Minimal Surfaces and Harmonic Vector Fields
Osserman in his book on A Survey on Minimal Surfaces demonstrates that a minimal surface can be defined by a non-constant map into E^N, where the "position vector" defined by the map (call it V) is harmonic. In 3-D this means that the vector Laplacian of V vanishes.

Now in hydrodynamics based upon the Navier Stokes equations the viscous dissipation term is assumed to be proportional to the Laplacian of the Velocity vector field (times a coefficient of viscosity). Suppose the velocity field was harmonic. Then there would be no viscous dissipation! IF such a flow could be generated on the tips of aircraft wings, drag would be reduced dramatically. The little winglets you see on the big jets are attempts to do something about the non-harmonic vortices generated from the wingtips.

If a velocity field started out with both harmonic and non-harmonic components, then after the passage of time the flow should reduce (by viscous dissipation) to the Harmonic components alone. Such is the theory of wakes.

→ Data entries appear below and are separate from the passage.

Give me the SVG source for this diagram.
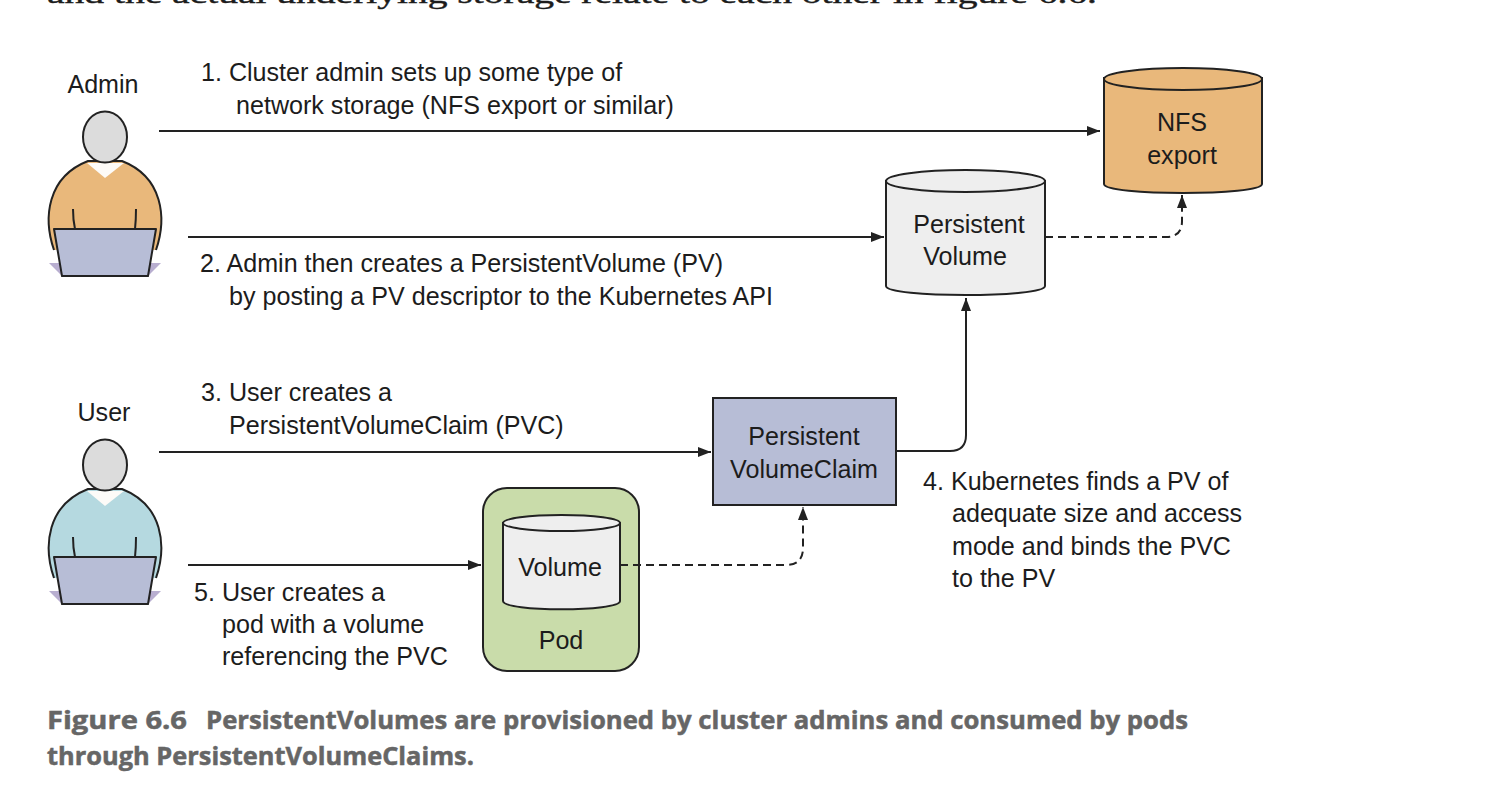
<svg xmlns="http://www.w3.org/2000/svg" width="1506" height="808" viewBox="0 0 1506 808">
<style>
text{font-family:"Liberation Sans",Arial,sans-serif;font-size:25.100px;fill:#1c1c1c}
.c{text-anchor:middle}
.o{stroke:#222;stroke-width:2}
.cap{font-family:"Open Sans","Liberation Sans",sans-serif;font-weight:700;font-size:25px;fill:#666;stroke:#666;stroke-width:.5}
.l{fill:none;stroke:#222;stroke-width:2}
.d{stroke-dasharray:8 5}
</style>
<defs>
<marker id="a" markerUnits="userSpaceOnUse" markerWidth="14" markerHeight="12" refX="13" refY="5" orient="auto"><path d="M0 0L13 5L0 10Z" fill="#222"/></marker>
<g id="person">
<path d="M49 263H161L148 276H62Z" fill="#b8aed0"/>
<path class="o" d="M54 250C43 218 47 177 88 161H122C163 177 167 218 156 250" fill="var(--b)"/>
<path d="M87 163H124L105 178Z" fill="#fdfbf8"/>
<ellipse class="o" cx="105" cy="137" rx="22" ry="25.500" fill="#dcdcdc"/>
<path class="l" d="M73 209Q73 220 75 229M136 209Q136 220 135 229"/>
<path class="o" d="M54 229H156L148 276H62Z" fill="#b7bdd6" stroke-linejoin="round"/>
</g>
</defs>
<rect width="1506" height="808" fill="#fff"/>
<text id="top" x="47" y="3" style="font-family:'Liberation Serif',serif;font-size:27px;stroke:#1c1c1c;stroke-width:.4" textLength="1050" lengthAdjust="spacingAndGlyphs">and the actual underlying storage relate to each other in figure 6.6.</text>
<g id="admin"><text class="c" x="103" y="93">Admin</text><use href="#person" style="--b:#e9b87b"/></g>
<g id="user"><text class="c" x="104" y="421">User</text><use href="#person" y="328" style="--b:#b5d9e0"/></g>
<g id="nfs">
<path class="o" d="M1104 78V184C1104 196 1262 196 1262 184V78Z" fill="#e9b87b"/>
<ellipse class="o" cx="1183" cy="79" rx="79" ry="11" fill="#e9b87b"/>
<text class="c" x="1182" y="131">NFS</text><text class="c" x="1182" y="164">export</text>
</g>
<g id="pv">
<path class="o" d="M886 181V286C886 298 1045 298 1045 286V181Z" fill="#eee"/>
<ellipse class="o" cx="965.500" cy="181" rx="79.500" ry="11" fill="#eee"/>
<text class="c" x="969" y="233">Persistent</text><text class="c" x="965" y="265">Volume</text>
</g>
<g id="pvc">
<rect class="o" x="713" y="398" width="183" height="107" fill="#b7bdd6"/>
<text class="c" x="804" y="445">Persistent</text><text class="c" x="804" y="478">VolumeClaim</text>
</g>
<g id="pod">
<rect class="o" x="483" y="488" width="156" height="183" rx="24" fill="#c9dcaa"/>
<path class="o" d="M503 523V601C503 612 620 612 620 601V523Z" fill="#eee"/>
<ellipse class="o" cx="561.500" cy="523" rx="58.500" ry="8" fill="#eee"/>
<text class="c" x="560" y="576">Volume</text><text class="c" x="561" y="649">Pod</text>
</g>
<g id="connectors">
<path class="l" marker-end="url(#a)" d="M159 131H1100"/>
<path class="l" marker-end="url(#a)" d="M188 237H884"/>
<path class="l" marker-end="url(#a)" d="M159 452H711"/>
<path class="l" marker-end="url(#a)" d="M188 565H481"/>
<path class="l" marker-end="url(#a)" d="M896 451H950Q966 451 966 435V298"/>
<path class="l d" marker-end="url(#a)" d="M1045 237H1166Q1182 237 1182 221V195"/>
<path class="l d" marker-end="url(#a)" d="M620 565H786Q803 565 803 548V507"/>
</g>
<g id="labels">
<text x="201" y="81">1. Cluster admin sets up some type of</text>
<text x="236" y="114">network storage (NFS export or similar)</text>
<text x="200" y="272">2. Admin then creates a PersistentVolume (PV)</text>
<text x="229" y="305">by posting a PV descriptor to the Kubernetes API</text>
<text x="201" y="401">3. User creates a</text>
<text x="229" y="434">PersistentVolumeClaim (PVC)</text>
<text x="923" y="490">4. Kubernetes finds a PV of</text>
<text x="952" y="522">adequate size and access</text>
<text x="952" y="555">mode and binds the PVC</text>
<text x="952" y="587">to the PV</text>
<text x="194" y="601">5. User creates a</text>
<text x="222" y="633">pod with a volume</text>
<text x="222" y="665">referencing the PVC</text>
</g>
<g id="caption">
<text class="cap" x="47" y="729" textLength="140" lengthAdjust="spacingAndGlyphs">Figure 6.6</text>
<text class="cap" x="206" y="729" textLength="982" lengthAdjust="spacingAndGlyphs">PersistentVolumes are provisioned by cluster admins and consumed by pods</text>
<text class="cap" x="47" y="765" textLength="427" lengthAdjust="spacingAndGlyphs">through PersistentVolumeClaims.</text>
</g>
</svg>
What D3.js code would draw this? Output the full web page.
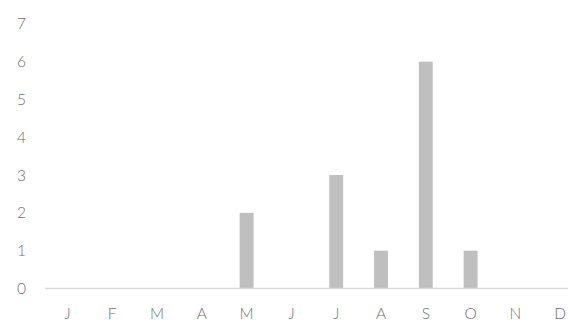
<!DOCTYPE html>
<html><head><meta charset="utf-8">
<script src="https://cdn.jsdelivr.net/npm/d3@7"></script>
<style>body{margin:0;background:#fff}svg{display:block}text{font-family:Lato,"Open Sans",sans-serif;font-weight:300}</style>
</head><body><svg id="c" width="568" height="323"></svg>
<script>
const months = ["J","F","M","A","M","J","J","A","S","O","N","D"];
const values = [0,0,0,0,2,0,3,1,6,1,0,0];
const yTicks = [0,1,2,3,4,5,6,7];

const svg = d3.select("#c");
const x = d3.scaleBand().domain(d3.range(months.length)).range([45, 582.6]).paddingInner(0.69).paddingOuter(0.345);
const y = d3.scaleLinear().domain([0,7]).range([288.5, 23.8]);

svg.append("g").selectAll("rect").data(values).join("rect")
  .attr("x",(d,i)=>x(i)).attr("width",x.bandwidth())
  .attr("y",d=>y(d)).attr("height",d=>y(0)-y(d))
  .attr("fill","#bfbfbf");

svg.append("line").attr("x1",45).attr("x2",568).attr("y1",y(0)).attr("y2",y(0))
  .attr("stroke","#d9d9d9").attr("stroke-width",1.3);

svg.append("g").selectAll("text").data(yTicks).join("text")
  .attr("x",26).attr("y",d=>y(d)).attr("dy","0.36em").attr("text-anchor","end")
  .attr("font-size",15.5).attr("fill","#6e6e6e").text(d=>d);

svg.append("g").selectAll("text").data(months).join("text")
  .attr("x",(d,i)=>x(i)+x.bandwidth()/2).attr("y",313.5).attr("dy","0.36em").attr("text-anchor","middle")
  .attr("font-size",15.5).attr("fill","#6e6e6e").text(d=>d);
</script></body></html>
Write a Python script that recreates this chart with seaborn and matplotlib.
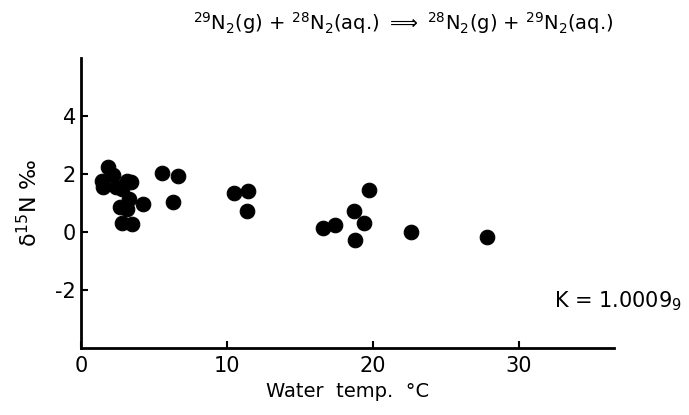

Another remarkable theorem is that of Sophus Lie: a holomorphic function generates a minimal surface. That is, the position vector or 4 space, [u,v,phi(u,v),chi(u,v)] where phi and chi are the real and imaginary parts of the holomorphic function of the complex variable, u+iv, generates a minimal surface (actually a pair of conjugate minimal surfaces). But in turn these can be related to Harmonic vector fields, which are "dissipation free".